REPLY TO THIS COMMENT
Posted // November 3,2010 at 10:17

Sounds like an exciting time. And all for the low, low price of $34 dollars.

In my opinion, what you witnessed were people trying to enjoy something that they didn't click with. They were probably trying hard to enjoy it because it is supposed to be hip.

There's a comment here stating that SLC audiences are satisfied sitting and listening, being stoic. That's not true. Bands like Sufjan's produce stoicism in their audience because bands like Sufjan's generate material that is dull and stoic.

Mediocrity: it's the banner of the new age.

 

REPLY TO THIS COMMENT
Posted // November 2,2010 at 22:26

I thought the show was dynamic and energizing, and it seemed like the crowd was excited about it. I appreciated the opportunity to experience so much of his new material. Compared to the recording, Age of Adz live was expansive and moving-- big sounds that were enhanced by the wild, futuristic animations that filled the stage space. Electronic music can feel cold to me too sometimes, but there was a lot of heat generated on stage last night with eleven performers dancing, singing and hammering on their instruments.
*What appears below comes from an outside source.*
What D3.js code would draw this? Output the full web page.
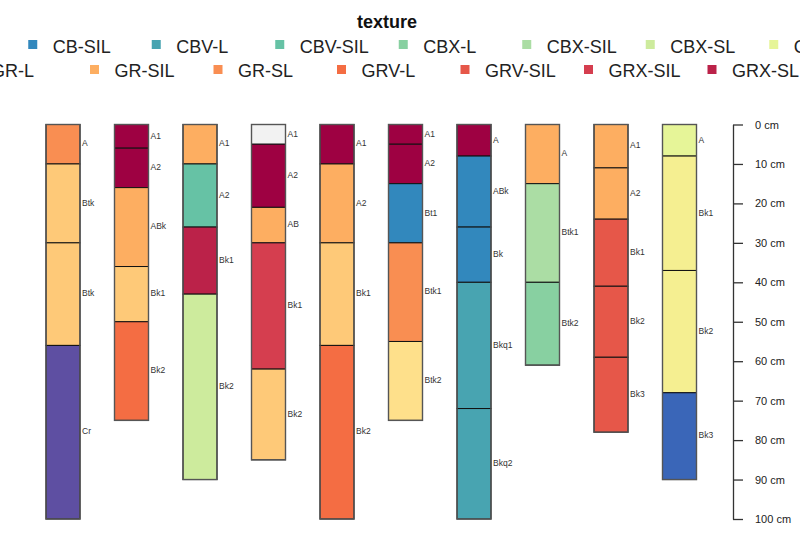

When I saw Sufjan perform Illinois years ago, some people in the audience didn't know what to think of that either. The album became more popular over time. Maybe this album needs more time to sink in. Maybe you don't like electronic music, and thats fine. But that concert was pretty alive, (given the restrictive venue) and I could tell the audience appreciated it. Or maybe it was only the people who, like me, watched it from the nosebleed section. We had a great time up there.

 

Posted // November 2,2010 at 23:40 - Agreed. The Nosebleed was bumpin'. The Album has only been out for over a month so of course its not going to get the same reception as classics like Chicago or John Wayne Gacey Jr. I have been to many great concerts with a stoic audience(Jonsi and Beirut to name a few). It seems to be the attitude of Salt Lake audiences to just sit and listen.

 

REPLY TO THIS COMMENT
Posted // November 2,2010 at 22:22

Very well written and considered review. Thanks for putting it together. I basically concur with your take on the energy of the performance by Sufjan and his talented cohorts and the lack of hooks in the new LP and EP (two releases over the last month or so). The new songs are interesting aural tone poems that are generally overlong by about 6 minutes each. And "Impossible Soul"? I watched numerous people check their emails 20 or so minutes in...

But all in all I did enjoy the visual spectacle, the musicality of a very talented collective and the absolute genius of Sufjan in his quiet moments.

 

REPLY TO THIS COMMENT
Posted // November 2,2010 at 21:46

Personally, I thought it was an excellent show, though I wish the audience was more into the music. I was ready to get up and groove from almost from the beginning but I didn't want to be the only dude doing so. I love the new album, so I enjoyed everything.